Koror, Palau – The Palau Senate passed the Fiscal Year (FY) 2024 Supplemental Budget bill on its second reading by a narrow 7-6 margin. Notably absent from the Senate’s version were provisions codifying loan conditions set by the Saudi Development Fund (SDF) should Palau choose to borrow from them.
The originally proposed loan terms included diplomatic immunity for SDF employees, confidentiality of loan documents, and exemption from the Open Government Act. The Senate, however, recommends addressing these points through a separate congressional resolution.
Earlier this month, President Surangel Whipps Jr. submitted a draft resolution to the Olbiil era Kelulau (OEK), Palau’s bicameral legislature, seeking authorization to secure a $15 million, 2.5% interest rate loan from the SDF. These funds would then be sub-loaned to the National Development Bank of Palau (NDBP) for development projects.
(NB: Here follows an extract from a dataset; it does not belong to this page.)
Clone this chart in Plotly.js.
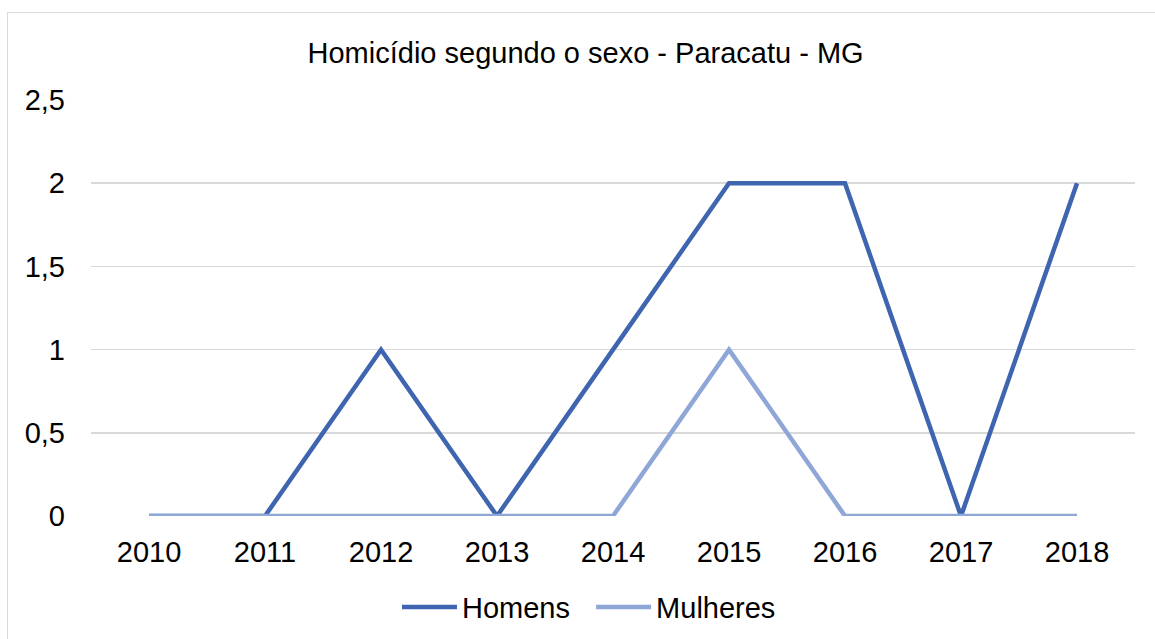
<!DOCTYPE html>
<html>
<head>
<meta charset="utf-8">
<script src="https://cdn.plot.ly/plotly-3.0.1.min.js"></script>
<style>
html,body{margin:0;padding:0;background:#fff;}
#wrap{position:relative;width:1155px;height:639px;overflow:hidden;}
#chart{width:1155px;height:639px;}
#frame{position:absolute;left:7px;top:12px;width:1160px;height:640px;border:1px solid #d9d9d9;pointer-events:none;}
</style>
</head>
<body>
<div id="wrap"><div id="chart"></div><div id="frame"></div></div>
<script>
const years = ['2010','2011','2012','2013','2014','2015','2016','2017','2018'];
const homens = [0,0,1,0,1,2,2,0,2];
const mulheres = [0,0,0,0,0,1,0,0,0];
const seriesNames = ['Homens\u00a0\u00a0', 'Mulheres'];
const titleText = 'Homicídio segundo o sexo - Paracatu - MG';
const font = 'Arial, "Liberation Sans", sans-serif';
const fs = 29;

const traces = [
  {x: years, y: homens, name: seriesNames[0], type: 'scatter', mode: 'lines',
   line: {color: '#3F65B0', width: 4.5}},
  {x: years, y: mulheres, name: seriesNames[1], type: 'scatter', mode: 'lines',
   line: {color: '#8FA7D6', width: 4.5}}
];

const layout = {
  width: 1155, height: 639,
  paper_bgcolor: '#fff', plot_bgcolor: '#fff',
  separators: ',.',
  margin: {l: 91, r: 20, t: 100, b: 123},
  title: {text: titleText, font: {family: font, size: fs, color: '#000'},
          x: 0.507, xanchor: 'center', y: 0.918, yanchor: 'middle'},
  xaxis: {type: 'category', range: [-0.5, 8.5], showgrid: false, zeroline: false,
          showline: false, ticks: '', tickfont: {family: font, size: fs, color: '#000'},
          ticklabelstandoff: 16},
  yaxis: {range: [0, 2.5], dtick: 0.5, tick0: 0, showgrid: true, gridcolor: '#d9d9d9', gridwidth: 1.5,
          zeroline: false, showline: false, ticks: '',
          tickfont: {family: font, size: fs, color: '#000'}, ticklabelstandoff: 25},
  showlegend: true,
  legend: {orientation: 'h', x: 0.477, xanchor: 'center', yref: 'container', y: 0.05, yanchor: 'middle',
           font: {family: font, size: fs, color: '#000'}, itemwidth: 55, tracegroupgap: 0},
  hovermode: false
};

Plotly.newPlot('chart', traces, layout, {displayModeBar: false, staticPlot: true});
</script>
</body>
</html>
President Whipps has publicly advocated for the SDF loan, citing its fixed interest rate and focus on programs like housing, where homeowners would shoulder the repayment burden rather than the government. He contrasted this with existing loans from Mega Commercial Bank of Taiwan, which currently charge a fluctuating rate based on the U.S. Federal Reserve’s SOFR (Secured Overnight Financing Rate).
He said the conditions were standard terms of the Saudi Development loans to protect the company’s employees while they discharged their duties related to the loans.
The President’s draft resolution initially sought OEK’s authorization to negotiate and obtain the loan. The House of Delegates, however, attached the SDF loan conditions as riders to the supplemental budget bill. The Senate subsequently removed this language, asserting it should be addressed within a dedicated resolution.